Identify each line holding the string "React" and copy it.
== DATA SECTION ==
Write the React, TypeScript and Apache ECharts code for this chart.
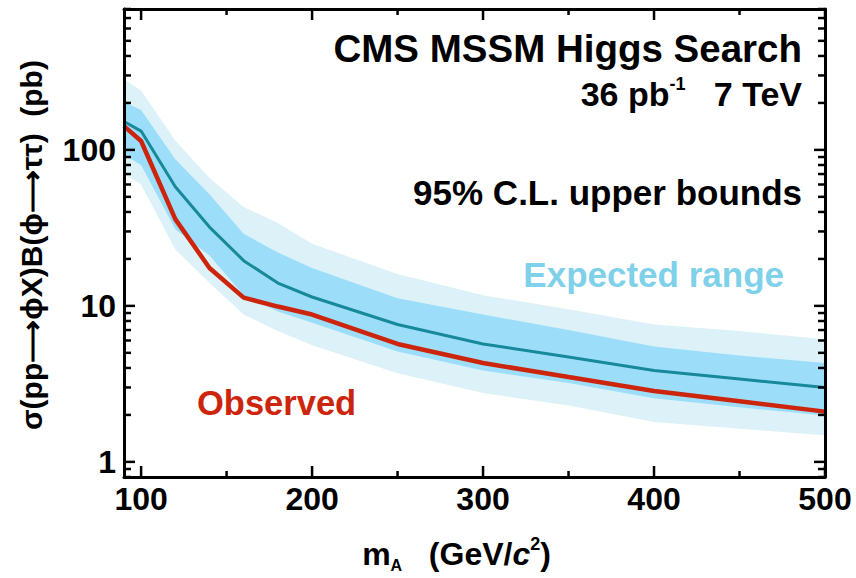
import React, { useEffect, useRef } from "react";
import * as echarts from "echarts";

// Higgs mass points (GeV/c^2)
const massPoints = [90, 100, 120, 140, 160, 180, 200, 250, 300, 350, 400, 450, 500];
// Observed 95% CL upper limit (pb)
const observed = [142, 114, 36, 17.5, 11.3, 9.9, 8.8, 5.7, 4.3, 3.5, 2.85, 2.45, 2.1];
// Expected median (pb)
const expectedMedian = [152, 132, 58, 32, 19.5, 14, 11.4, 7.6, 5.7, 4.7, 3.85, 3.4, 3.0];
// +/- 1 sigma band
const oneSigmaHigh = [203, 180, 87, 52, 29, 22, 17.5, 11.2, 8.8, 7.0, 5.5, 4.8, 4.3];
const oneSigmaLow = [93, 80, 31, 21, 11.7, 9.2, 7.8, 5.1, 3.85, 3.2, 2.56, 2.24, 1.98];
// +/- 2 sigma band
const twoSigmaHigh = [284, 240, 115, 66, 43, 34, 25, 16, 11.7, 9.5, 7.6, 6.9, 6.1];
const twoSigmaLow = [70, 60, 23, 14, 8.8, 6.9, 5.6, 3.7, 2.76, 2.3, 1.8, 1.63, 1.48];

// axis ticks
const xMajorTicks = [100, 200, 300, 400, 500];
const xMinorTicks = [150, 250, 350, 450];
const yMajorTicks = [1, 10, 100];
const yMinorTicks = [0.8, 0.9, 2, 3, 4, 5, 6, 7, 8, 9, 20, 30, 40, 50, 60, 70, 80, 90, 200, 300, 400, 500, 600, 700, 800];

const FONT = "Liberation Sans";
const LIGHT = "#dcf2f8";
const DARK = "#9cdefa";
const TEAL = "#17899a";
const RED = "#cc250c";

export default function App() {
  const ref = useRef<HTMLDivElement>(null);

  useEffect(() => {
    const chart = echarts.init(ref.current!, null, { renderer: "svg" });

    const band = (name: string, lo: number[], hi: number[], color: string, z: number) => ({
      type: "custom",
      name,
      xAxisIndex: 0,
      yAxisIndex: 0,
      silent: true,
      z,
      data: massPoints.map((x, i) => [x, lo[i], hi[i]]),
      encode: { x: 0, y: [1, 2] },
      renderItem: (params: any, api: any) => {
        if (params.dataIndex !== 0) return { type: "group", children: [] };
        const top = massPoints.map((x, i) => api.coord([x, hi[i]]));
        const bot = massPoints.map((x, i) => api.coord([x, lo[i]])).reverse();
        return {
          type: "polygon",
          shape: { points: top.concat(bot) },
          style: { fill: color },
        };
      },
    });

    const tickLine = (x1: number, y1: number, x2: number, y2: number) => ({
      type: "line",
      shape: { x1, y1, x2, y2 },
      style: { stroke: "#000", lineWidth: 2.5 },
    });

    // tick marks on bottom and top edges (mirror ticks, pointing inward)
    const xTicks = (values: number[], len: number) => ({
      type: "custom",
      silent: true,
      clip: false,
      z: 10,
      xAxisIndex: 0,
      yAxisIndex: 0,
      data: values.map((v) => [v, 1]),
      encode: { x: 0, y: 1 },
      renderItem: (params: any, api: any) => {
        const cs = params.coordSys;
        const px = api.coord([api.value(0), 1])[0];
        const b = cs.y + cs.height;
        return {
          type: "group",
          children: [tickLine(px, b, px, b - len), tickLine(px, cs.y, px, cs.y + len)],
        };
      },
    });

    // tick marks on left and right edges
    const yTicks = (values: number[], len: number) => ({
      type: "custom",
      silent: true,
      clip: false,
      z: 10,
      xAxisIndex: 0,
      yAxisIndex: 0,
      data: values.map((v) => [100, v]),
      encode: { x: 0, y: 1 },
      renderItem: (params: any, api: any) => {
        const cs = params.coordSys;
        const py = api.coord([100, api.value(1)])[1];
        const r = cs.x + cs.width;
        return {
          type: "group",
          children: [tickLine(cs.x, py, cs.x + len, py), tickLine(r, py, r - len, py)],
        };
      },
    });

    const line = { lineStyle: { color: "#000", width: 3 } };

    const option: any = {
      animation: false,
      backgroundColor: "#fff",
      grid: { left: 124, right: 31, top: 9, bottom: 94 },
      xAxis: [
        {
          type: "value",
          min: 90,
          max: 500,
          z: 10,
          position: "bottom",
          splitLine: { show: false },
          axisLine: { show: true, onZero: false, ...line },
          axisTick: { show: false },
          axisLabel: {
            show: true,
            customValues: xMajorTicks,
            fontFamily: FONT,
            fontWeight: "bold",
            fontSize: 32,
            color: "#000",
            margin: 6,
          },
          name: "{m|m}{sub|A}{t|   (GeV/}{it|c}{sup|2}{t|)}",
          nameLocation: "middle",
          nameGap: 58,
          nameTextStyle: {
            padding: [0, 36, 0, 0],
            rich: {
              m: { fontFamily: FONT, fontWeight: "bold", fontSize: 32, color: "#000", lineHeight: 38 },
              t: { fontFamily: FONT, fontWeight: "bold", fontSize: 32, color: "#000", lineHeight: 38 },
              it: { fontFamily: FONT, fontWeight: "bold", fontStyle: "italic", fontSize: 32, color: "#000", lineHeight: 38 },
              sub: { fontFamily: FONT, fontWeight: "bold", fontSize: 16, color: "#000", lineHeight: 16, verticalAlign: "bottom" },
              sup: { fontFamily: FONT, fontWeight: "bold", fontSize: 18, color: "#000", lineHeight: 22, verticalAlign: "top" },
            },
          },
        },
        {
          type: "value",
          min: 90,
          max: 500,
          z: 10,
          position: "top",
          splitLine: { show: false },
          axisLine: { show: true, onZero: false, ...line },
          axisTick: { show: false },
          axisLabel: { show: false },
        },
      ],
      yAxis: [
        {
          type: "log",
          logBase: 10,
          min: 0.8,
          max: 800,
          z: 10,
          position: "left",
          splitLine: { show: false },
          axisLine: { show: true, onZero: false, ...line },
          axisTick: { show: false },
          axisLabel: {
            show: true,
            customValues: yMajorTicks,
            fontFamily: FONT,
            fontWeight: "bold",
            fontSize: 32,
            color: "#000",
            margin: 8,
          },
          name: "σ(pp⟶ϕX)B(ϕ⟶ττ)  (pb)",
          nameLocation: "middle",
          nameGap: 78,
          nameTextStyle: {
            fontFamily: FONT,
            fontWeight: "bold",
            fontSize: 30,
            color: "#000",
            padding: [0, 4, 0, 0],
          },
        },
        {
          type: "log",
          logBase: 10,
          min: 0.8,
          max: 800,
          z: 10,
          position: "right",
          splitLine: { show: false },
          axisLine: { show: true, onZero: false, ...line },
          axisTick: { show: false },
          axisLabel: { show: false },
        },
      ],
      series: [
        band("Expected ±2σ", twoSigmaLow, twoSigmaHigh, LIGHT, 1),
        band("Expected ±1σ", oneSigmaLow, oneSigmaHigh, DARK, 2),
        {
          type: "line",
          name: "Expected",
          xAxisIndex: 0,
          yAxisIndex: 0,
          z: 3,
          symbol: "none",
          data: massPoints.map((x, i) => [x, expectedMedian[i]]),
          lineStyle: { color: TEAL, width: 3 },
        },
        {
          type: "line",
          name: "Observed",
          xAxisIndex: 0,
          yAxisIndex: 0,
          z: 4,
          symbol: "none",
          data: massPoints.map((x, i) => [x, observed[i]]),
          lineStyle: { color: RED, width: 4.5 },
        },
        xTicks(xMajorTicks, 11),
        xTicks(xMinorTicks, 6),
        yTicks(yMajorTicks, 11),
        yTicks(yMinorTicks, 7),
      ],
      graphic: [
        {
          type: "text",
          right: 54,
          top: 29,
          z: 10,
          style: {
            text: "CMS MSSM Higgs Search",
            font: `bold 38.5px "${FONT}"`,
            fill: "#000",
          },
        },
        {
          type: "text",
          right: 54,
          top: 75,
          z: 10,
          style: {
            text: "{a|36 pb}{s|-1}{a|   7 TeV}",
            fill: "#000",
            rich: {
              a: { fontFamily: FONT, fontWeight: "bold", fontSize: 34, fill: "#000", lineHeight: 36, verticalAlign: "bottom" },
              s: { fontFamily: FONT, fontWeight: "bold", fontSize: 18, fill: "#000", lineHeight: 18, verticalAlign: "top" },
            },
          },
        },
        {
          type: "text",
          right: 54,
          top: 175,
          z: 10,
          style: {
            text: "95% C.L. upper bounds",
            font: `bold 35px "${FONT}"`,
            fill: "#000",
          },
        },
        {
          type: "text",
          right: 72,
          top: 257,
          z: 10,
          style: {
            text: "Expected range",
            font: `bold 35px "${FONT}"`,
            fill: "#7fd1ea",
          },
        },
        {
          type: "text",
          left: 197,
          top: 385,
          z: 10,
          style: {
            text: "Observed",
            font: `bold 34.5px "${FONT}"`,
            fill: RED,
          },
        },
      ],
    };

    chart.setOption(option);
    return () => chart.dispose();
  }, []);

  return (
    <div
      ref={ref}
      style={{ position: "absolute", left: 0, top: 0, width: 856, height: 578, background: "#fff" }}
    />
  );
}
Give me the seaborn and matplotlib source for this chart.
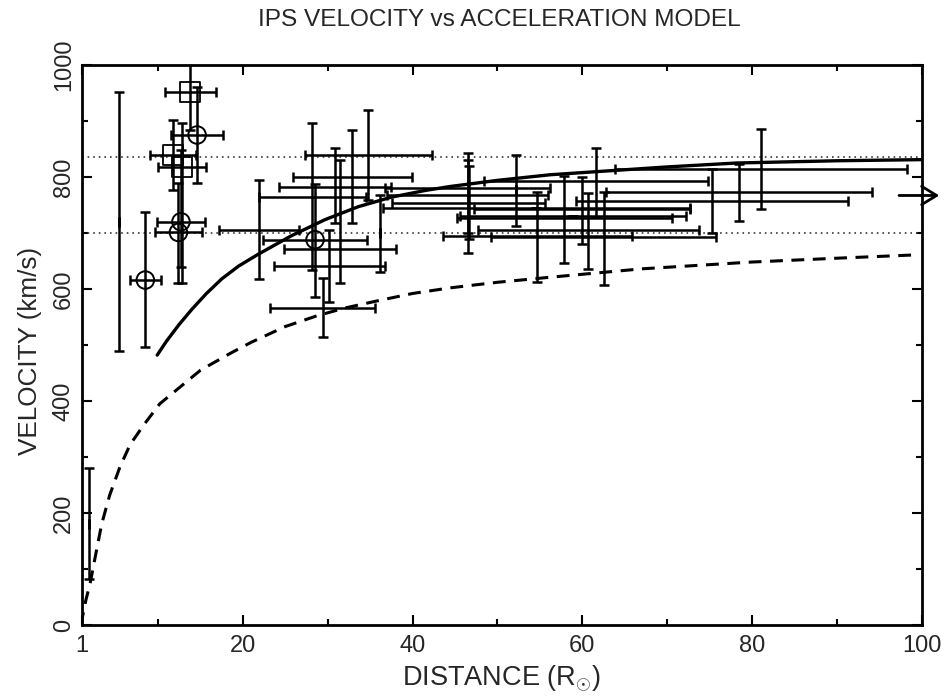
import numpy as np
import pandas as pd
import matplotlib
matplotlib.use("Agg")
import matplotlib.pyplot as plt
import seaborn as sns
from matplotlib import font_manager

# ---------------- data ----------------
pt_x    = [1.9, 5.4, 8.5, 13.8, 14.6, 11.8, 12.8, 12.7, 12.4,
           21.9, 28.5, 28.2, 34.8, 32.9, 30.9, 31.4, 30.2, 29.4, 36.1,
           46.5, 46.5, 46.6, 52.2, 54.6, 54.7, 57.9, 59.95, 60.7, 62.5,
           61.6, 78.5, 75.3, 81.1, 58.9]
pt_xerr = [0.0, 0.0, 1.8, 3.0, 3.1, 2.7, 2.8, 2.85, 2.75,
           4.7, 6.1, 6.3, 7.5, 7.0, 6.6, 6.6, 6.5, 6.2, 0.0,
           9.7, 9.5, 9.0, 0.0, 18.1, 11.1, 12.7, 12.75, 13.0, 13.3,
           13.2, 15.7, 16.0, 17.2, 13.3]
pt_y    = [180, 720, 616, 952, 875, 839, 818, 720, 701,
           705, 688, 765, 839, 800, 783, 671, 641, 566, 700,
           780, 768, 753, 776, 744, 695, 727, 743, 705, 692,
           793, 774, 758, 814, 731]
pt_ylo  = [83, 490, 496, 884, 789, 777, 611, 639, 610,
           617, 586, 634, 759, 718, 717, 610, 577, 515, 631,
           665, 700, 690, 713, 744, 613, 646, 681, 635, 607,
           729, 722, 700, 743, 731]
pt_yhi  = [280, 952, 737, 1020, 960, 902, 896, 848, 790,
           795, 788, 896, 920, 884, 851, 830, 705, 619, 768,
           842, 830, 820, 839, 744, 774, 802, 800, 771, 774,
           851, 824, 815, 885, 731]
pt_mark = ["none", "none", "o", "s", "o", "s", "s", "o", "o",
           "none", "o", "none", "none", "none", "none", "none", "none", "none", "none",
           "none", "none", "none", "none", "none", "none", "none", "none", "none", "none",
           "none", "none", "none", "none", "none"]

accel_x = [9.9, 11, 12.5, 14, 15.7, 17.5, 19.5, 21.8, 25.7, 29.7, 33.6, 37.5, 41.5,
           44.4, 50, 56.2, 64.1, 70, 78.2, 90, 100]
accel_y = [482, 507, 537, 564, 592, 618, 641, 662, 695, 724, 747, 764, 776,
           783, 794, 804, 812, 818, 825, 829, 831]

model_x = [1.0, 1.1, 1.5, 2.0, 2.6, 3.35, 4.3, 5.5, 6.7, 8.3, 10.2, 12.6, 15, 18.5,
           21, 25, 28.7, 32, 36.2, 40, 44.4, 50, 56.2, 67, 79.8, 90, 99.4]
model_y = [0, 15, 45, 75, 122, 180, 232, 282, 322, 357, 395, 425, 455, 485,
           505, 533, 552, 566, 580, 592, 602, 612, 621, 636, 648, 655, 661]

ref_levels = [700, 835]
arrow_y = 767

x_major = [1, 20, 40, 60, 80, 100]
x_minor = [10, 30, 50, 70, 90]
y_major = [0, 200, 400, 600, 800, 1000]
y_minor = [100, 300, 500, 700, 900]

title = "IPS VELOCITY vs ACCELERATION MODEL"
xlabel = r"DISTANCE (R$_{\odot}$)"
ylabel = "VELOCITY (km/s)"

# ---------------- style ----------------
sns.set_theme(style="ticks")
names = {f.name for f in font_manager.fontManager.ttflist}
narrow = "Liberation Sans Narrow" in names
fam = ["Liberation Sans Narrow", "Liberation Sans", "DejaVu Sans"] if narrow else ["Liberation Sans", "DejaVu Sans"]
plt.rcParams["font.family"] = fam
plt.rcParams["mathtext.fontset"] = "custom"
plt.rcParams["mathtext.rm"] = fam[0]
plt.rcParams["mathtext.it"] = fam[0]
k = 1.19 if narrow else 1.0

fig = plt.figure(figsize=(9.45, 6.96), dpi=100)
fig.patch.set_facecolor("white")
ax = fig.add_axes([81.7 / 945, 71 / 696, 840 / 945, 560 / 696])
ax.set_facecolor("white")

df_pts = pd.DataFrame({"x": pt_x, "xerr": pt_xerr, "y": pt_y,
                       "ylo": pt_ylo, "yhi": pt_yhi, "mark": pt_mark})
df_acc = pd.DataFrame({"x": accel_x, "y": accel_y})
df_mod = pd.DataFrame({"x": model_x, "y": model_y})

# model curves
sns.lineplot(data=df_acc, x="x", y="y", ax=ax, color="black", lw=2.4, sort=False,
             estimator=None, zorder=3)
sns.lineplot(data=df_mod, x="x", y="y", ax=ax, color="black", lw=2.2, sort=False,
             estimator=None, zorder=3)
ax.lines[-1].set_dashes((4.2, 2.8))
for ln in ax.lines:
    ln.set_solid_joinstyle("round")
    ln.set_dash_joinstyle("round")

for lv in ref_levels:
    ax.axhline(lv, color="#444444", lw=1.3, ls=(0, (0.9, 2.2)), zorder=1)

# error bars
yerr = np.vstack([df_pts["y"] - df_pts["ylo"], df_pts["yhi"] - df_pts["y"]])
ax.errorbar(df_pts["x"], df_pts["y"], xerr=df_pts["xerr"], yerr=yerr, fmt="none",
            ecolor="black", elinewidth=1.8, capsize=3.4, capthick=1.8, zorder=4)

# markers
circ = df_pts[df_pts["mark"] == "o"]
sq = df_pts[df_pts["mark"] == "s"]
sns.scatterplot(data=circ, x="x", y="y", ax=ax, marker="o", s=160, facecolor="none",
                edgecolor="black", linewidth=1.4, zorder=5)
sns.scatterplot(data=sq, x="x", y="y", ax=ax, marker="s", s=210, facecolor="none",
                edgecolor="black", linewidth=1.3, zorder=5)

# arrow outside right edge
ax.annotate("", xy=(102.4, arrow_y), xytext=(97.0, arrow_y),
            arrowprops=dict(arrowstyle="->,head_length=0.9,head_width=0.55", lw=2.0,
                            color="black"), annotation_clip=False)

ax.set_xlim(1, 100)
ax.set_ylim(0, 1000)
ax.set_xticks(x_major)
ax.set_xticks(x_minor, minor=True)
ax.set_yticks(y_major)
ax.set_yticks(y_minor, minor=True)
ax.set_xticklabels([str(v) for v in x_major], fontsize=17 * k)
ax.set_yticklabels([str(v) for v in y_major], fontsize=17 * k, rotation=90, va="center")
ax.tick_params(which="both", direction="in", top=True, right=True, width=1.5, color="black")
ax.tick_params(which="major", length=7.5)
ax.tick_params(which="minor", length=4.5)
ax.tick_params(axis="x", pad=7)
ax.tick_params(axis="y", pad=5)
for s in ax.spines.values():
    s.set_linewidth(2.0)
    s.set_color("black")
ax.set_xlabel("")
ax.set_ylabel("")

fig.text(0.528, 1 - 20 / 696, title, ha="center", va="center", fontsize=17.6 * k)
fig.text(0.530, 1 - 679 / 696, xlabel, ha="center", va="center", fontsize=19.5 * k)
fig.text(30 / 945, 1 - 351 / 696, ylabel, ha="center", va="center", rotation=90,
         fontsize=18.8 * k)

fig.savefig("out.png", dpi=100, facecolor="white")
===
**OUTPUT FOR THIS TASK**
Write the React, TypeScript and Apache ECharts code for this chart.
import React, { useEffect, useRef } from "react";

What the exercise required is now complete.